Just this last week, high pressure built up over the Arctic in the second most extreme case on record. The Arctic Oscillation (AO) index dropped to a shockingly low value of -5.2. This very negative level is indicative of an extremely weak polar vortex.
This animation of the 500mb surface - the height above the earth's surface where the air pressure is half the surface pressure - shows how blocked and contorted the jet stream has been this March. Observe how the large red bubbles of warm air have risen up over the abnormally warm waters around Greenland for the past 30 days. Greenland is one of the most likely areas on earth for "blocking" high pressure areas to form.
One measure of how contorted the jet stream has become is by measuring the difference in pressure between the Icelandic Low and the Azores High. There are two indices used to do this--one called the Arctic Oscillation (AO), which treats the flow over the entire Northern Hemisphere, and another called the North Atlantic Oscillation (NAO), which is more focused on the North Atlantic. The two are closely related about 90% of the time. When these indices are strongly negative, the pressure difference between the Icelandic Low and the Azores High is low. This results in a weaker jet stream, allowing it to take large, meandering loops, letting cold air to spill far to the south from the Arctic into the mid-latitudes. The AO index hit -5.2 today (March 20). This is the second most extreme March value of the index since record keeping began in 1948; only an AO value of -6.3 in March 1970 was more extreme.Dr Jennifer Francis, professor of Atmospheric Science at Rutgers University, explained earlier this year how the loss of summer Arctic sea ice has led to the weakening of the polar vortex leading to more extreme weather. The weakened jet stream develops large north-south meanders, causing extreme weather events.

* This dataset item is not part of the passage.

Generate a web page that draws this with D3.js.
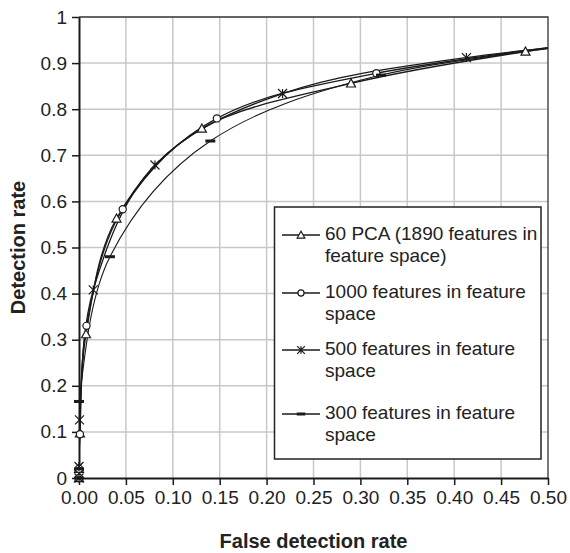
<!DOCTYPE html>
<html><head><meta charset="utf-8">
<script src="https://cdn.jsdelivr.net/npm/d3@7"></script>
<style>
html,body{margin:0;padding:0;background:#fff;}
svg{display:block;font-family:"Liberation Sans",Arial,sans-serif;}
</style></head>
<body><svg id="chart" width="570" height="553"></svg>
<script>
// ---- data ----
const xTicks = [0,0.05,0.10,0.15,0.20,0.25,0.30,0.35,0.40,0.45,0.50];
const yTicks = [0,0.1,0.2,0.3,0.4,0.5,0.6,0.7,0.8,0.9,1];
const seriesNames = ["60 PCA (1890 features in|feature space)","1000 features in feature|space","500 features in feature|space","300 features in feature|space"];
const seriesMarkers = ["triangle","circle","asterisk","dash"];
const pcaFdr  = [0,0,0.001,0.0075,0.040,0.131,0.290,0.476,0.70];
const pcaDr   = [0,0.02,0.097,0.312,0.563,0.758,0.856,0.925,0.985];
const f1000Fdr = [0,0,0.001,0.008,0.0466,0.147,0.317,0.62];
const f1000Dr  = [0,0.02,0.095,0.33,0.583,0.780,0.878,0.965];
const f500Fdr = [0,0,0.0005,0.0152,0.081,0.217,0.413,0.72];
const f500Dr  = [0,0.025,0.126,0.408,0.679,0.834,0.912,0.975];
const f300Fdr = [0,0,0,0.033,0.140,0.322,0.58];
const f300Dr  = [0,0.02,0.166,0.48,0.731,0.874,0.950];

// ---- layout ----
const L=79,R=548,T=17,B=478;
const legendRowY=[235,293,350,414];
const svg=d3.select("#chart");
const x=d3.scaleLinear().domain([0,0.5]).range([L,R]);
const y=d3.scaleLinear().domain([0,1]).range([B,T]);
const ink="#1a1a1a";

// grid
svg.append("g").selectAll("line").data(xTicks.filter(d=>d>0&&d<0.5)).join("line")
  .attr("x1",d=>x(d)).attr("x2",d=>x(d)).attr("y1",T).attr("y2",B)
  .attr("stroke","#c8c8c8").attr("stroke-width",1.5);
svg.append("g").selectAll("line").data(yTicks.filter(d=>d>0&&d<1)).join("line")
  .attr("y1",d=>y(d)).attr("y2",d=>y(d)).attr("x1",L).attr("x2",R)
  .attr("stroke","#c8c8c8").attr("stroke-width",1.5);
// frame top/right
svg.append("path").attr("d",`M${L},${T}H${R}V${B}`).attr("fill","none").attr("stroke","#333").attr("stroke-width",1.3);

// axes
const xAxis=d3.axisBottom(x).tickValues(xTicks).tickFormat(d3.format(".2f")).tickSizeInner(7).tickSizeOuter(0).tickPadding(5);
const gx=svg.append("g").attr("transform",`translate(0,${B})`).call(xAxis);
const yAxis=d3.axisLeft(y).tickValues(yTicks).tickFormat(d=>d===0?"0":d===1?"1":d3.format(".1f")(d)).tickSizeInner(7).tickSizeOuter(0).tickPadding(5);
const gy=svg.append("g").attr("transform",`translate(${L},0)`).call(yAxis);
[gx,gy].forEach(g=>{
  g.select(".domain").attr("stroke",ink).attr("stroke-width",2);
  g.selectAll(".tick line").attr("stroke",ink).attr("stroke-width",1.5);
  g.selectAll("text").attr("fill","#222").style("font-size","19px").style("font-family","'Liberation Sans',Arial,sans-serif");
});
gx.selectAll("text").attr("dy","0.75em");

// titles
svg.append("text").attr("x",(L+R)/2).attr("y",548).attr("text-anchor","middle")
  .style("font-size","20px").style("font-weight","bold").attr("fill","#222").text("False detection rate");
svg.append("text").attr("transform",`translate(24.5,${(T+B)/2}) rotate(-90)`).attr("text-anchor","middle")
  .style("font-size","20px").style("font-weight","bold").attr("fill","#222").text("Detection rate");

// clip
svg.append("clipPath").attr("id","plotclip").append("rect").attr("x",L-6).attr("y",T-6).attr("width",R-L+6).attr("height",B-T+12);

const series=[
  {fdr:pcaFdr,dr:pcaDr},{fdr:f1000Fdr,dr:f1000Dr},{fdr:f500Fdr,dr:f500Dr},{fdr:f300Fdr,dr:f300Dr}
].map((s,i)=>({name:seriesNames[i],marker:seriesMarkers[i],pts:s.fdr.map((v,j)=>[v,s.dr[j]])}));

const line=d3.line().x(d=>x(d[0])).y(d=>y(d[1])).curve(d3.curveCardinal.tension(0));
svg.append("clipPath").attr("id","lineclip").append("rect").attr("x",L).attr("y",T-6).attr("width",R-L).attr("height",B-T+12);
const gLines=svg.append("g").attr("clip-path","url(#lineclip)");
series.forEach((s,i)=>{
  gLines.append("path").attr("d",line(s.pts)).attr("fill","none").attr("stroke",ink).attr("stroke-width",i===3?1.1:1.3);
});

function drawMarker(g,type,cx,cy,scale){
  scale=scale||1;
  if(type==="triangle"){
    const s=4.5*scale;
    g.append("path").attr("d",`M${cx},${cy-s}L${cx+s},${cy+s*0.8}L${cx-s},${cy+s*0.8}Z`).attr("fill","#fff").attr("stroke",ink).attr("stroke-width",1.2);
  } else if(type==="circle"){
    g.append("circle").attr("cx",cx).attr("cy",cy).attr("r",3.6*scale).attr("fill","#fff").attr("stroke",ink).attr("stroke-width",1.2);
  } else if(type==="asterisk"){
    const s=4.5*scale;
    g.append("path").attr("d",`M${cx-s},${cy-s}L${cx+s},${cy+s}M${cx-s},${cy+s}L${cx+s},${cy-s}M${cx},${cy-s}V${cy+s}`).attr("stroke",ink).attr("stroke-width",1.2);
  } else if(type==="dash"){
    g.append("rect").attr("x",cx-5*scale).attr("y",cy-1.5).attr("width",10*scale).attr("height",3).attr("fill",ink);
  }
}
const gMarks=svg.append("g").attr("clip-path","url(#plotclip)");
series.forEach(s=>{
  s.pts.forEach(p=>{ if(p[0]<=0.5) drawMarker(gMarks,s.marker,x(p[0]),y(p[1])); });
});

// legend
const lg=svg.append("g");
lg.append("rect").attr("x",274.5).attr("y",207).attr("width",266.5).attr("height",252).attr("fill","#fff").attr("stroke","#222").attr("stroke-width",1.5);
series.forEach((s,i)=>{
  const ly=legendRowY[i];
  lg.append("line").attr("x1",282).attr("x2",320).attr("y1",ly).attr("y2",ly).attr("stroke",ink).attr("stroke-width",1.3);
  drawMarker(lg,s.marker,301,ly,0.85);
  const parts=s.name.split("|");
  const t=lg.append("text").attr("x",325).attr("y",ly+4.8).style("font-size","19px").attr("fill","#222");
  parts.forEach((p,k)=>t.append("tspan").attr("x",325).attr("dy",k===0?0:22).text(p));
});
</script></body></html>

Our observational analysis reveals that the change in the winter atmospheric circulation and frequency of cold events in mid-latitudes in response to winter sea ice loss is larger and more extensive than the response to autumn ice loss, even though the fractional change in ice loss is larger in autumn. Our results support the mechanism suggested by Cohen et al (2012) in which sea ice loss promotes additional surface evaporation, which results in earlier snowfall on high-latitude land (Ghatak et al 2010). The earlier snow cover insulates the soil and allows the surface to cool more rapidly, shifting the region of strongest poleward temperature gradient southward and consequently, a southward shift of the thermally induced wind flow. Positive pressure anomalies result further enhance negative temperature anomalies and the likelihood of cold spells and blocking highs, particularly over the mid-latitudes of North America and central Asia, along with anomalously cold winters in southern Europe and East Asia (Coumou and Rahmstorf 2012).